What I Learned From My Mentor (Student Chris Bell)


What I bring to the table, I think, is not just professionalism, but the knowledge of audio and how it’s captured. Well, one, you can always learn and always get better. But I do a ton of research online and I read a lot of books. Just because I went through the program and graduated doesn’t mean I don’t feel I shouldn’t continue to learn.

I think, as with anything, practice makes you better. Even if I don’t have any projects to work on, I still do test pieces of audio in my home studio, just put a few mics up and record an acoustic for a little while. I try different mic placements. I think getting as many tools and techniques, under my belt as possible, is one of the things that I bring to the table, because it adds versatility. If an artist has a particular idea on what they want to sound like, there’s a good chance that somewhere along the line in my career I’ve done that and I know how to approach it.

Instilling customer confidence is another thing that I bring to the table.

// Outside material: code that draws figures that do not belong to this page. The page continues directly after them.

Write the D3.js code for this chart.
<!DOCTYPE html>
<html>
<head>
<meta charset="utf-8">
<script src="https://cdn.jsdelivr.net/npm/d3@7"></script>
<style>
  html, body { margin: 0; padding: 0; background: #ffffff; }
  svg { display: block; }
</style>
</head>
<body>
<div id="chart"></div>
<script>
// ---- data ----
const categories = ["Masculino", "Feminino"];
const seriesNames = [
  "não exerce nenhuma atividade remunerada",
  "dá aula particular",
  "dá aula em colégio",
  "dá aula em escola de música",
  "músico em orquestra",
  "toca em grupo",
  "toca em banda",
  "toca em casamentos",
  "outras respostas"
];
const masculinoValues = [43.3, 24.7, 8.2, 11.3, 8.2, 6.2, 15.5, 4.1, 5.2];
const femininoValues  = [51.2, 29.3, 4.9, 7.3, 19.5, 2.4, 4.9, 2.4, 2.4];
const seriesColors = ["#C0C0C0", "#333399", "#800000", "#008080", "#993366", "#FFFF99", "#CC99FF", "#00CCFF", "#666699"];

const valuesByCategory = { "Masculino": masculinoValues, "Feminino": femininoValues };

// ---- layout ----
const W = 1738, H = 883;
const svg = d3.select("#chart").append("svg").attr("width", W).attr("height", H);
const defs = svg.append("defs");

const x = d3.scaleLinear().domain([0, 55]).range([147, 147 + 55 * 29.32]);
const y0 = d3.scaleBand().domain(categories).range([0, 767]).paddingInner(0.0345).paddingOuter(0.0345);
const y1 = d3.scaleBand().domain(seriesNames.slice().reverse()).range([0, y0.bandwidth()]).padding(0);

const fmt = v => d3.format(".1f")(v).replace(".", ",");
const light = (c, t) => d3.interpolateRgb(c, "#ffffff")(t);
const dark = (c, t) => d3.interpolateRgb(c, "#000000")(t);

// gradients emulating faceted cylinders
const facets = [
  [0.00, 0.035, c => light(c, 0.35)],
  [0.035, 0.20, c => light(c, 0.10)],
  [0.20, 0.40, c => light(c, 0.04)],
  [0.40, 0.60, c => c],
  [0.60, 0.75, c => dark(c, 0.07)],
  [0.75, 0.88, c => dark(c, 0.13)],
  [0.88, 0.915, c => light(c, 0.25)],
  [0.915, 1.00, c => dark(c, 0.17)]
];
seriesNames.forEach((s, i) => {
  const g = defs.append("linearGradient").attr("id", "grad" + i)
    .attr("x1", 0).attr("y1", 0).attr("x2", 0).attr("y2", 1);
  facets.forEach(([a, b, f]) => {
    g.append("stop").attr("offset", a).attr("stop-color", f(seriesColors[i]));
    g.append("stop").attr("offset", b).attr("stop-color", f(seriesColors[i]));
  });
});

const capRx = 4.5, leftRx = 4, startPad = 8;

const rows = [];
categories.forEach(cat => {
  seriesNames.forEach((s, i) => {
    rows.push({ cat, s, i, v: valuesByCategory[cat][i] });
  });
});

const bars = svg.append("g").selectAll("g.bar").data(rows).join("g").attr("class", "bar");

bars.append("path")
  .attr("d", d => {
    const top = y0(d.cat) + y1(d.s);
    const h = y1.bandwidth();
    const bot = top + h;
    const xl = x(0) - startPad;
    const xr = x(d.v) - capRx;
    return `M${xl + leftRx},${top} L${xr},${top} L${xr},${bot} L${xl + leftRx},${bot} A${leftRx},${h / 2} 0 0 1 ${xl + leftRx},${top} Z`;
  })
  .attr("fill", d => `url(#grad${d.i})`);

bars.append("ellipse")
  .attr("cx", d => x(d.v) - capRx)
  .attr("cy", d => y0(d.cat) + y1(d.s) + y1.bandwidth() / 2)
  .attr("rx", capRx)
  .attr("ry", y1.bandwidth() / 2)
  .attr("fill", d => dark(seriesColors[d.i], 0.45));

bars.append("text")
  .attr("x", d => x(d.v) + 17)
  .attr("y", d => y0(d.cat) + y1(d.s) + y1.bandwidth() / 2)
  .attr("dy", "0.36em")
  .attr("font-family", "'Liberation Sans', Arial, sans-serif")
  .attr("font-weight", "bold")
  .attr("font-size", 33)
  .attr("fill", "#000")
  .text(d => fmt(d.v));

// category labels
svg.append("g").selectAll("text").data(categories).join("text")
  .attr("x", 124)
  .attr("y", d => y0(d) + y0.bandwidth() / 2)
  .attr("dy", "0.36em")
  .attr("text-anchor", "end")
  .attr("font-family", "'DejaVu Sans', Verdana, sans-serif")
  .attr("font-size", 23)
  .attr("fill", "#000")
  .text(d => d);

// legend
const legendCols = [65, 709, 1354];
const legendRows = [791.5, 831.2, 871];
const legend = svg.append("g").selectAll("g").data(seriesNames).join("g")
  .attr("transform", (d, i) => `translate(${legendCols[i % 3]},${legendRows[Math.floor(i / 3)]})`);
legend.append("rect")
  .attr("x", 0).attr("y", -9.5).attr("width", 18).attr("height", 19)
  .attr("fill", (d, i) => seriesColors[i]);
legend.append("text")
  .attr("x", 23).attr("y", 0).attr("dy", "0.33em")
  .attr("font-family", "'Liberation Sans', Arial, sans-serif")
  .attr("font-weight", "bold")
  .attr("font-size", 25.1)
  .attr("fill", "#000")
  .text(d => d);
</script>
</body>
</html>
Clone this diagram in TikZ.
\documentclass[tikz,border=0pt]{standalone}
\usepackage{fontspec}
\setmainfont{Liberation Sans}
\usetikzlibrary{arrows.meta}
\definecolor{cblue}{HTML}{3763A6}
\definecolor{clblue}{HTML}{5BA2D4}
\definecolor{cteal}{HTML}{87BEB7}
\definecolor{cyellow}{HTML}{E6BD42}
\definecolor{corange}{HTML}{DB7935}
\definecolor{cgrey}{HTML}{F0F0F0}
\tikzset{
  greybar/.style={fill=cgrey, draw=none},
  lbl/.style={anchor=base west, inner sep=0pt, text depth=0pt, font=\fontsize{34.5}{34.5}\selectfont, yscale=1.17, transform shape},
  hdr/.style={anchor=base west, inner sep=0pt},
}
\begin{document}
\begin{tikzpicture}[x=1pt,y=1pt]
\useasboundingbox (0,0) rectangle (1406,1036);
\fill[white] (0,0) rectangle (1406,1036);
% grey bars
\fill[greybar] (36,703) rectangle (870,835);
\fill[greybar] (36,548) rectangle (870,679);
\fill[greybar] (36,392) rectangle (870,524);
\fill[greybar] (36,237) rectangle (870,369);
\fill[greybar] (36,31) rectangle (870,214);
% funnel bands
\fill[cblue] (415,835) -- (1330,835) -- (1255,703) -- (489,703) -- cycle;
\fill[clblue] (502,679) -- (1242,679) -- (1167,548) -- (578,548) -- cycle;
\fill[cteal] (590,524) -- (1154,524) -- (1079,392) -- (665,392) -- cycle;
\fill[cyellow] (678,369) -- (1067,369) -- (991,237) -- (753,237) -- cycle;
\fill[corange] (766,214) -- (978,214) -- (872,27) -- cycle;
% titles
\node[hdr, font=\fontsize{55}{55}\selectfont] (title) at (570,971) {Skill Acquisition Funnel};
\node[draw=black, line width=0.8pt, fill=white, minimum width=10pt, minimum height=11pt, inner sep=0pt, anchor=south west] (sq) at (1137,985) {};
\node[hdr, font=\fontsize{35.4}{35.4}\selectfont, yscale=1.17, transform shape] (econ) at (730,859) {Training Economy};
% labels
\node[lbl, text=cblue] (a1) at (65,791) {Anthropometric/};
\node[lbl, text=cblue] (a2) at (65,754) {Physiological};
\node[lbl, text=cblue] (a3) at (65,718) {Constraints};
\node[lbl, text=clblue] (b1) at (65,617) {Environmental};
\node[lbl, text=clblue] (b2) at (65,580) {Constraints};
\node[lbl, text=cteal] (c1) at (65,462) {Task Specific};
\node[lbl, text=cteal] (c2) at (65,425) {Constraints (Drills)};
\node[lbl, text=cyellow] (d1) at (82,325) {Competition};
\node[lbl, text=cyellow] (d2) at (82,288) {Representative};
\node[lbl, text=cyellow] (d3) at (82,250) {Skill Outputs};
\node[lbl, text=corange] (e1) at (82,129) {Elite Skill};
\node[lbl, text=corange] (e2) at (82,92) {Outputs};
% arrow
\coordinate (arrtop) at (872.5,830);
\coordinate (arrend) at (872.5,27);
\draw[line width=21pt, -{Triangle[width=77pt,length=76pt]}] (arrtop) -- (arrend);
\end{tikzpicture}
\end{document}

I don’t ever want to say to a client, “Geez, I don’t know how to do that. I’m not sure. Let me go Google that real quick.” Also, I think how I setup my sessions is another thing that I bring to the table. If a client comes in and sees that the gear is set up all nice, it’s clean, it’s organized, everything is setup proper, they’re going to be like, “Oh.” They’re going to think that this guy knows what he’s doing. If everything is a mess, in disarray, gear is broken, it’s not working properly, cables are tangled on the floor, you’re going to have an impression of not being very professional. They’re going to lose confidence in you very quickly. So, I think the ability to gain the confidence of my clients right away, my knowledge of recording that I learned on my own and within The Recording Connection are probably two of the greatest things that I can offer a client and to anyone that I’m working with.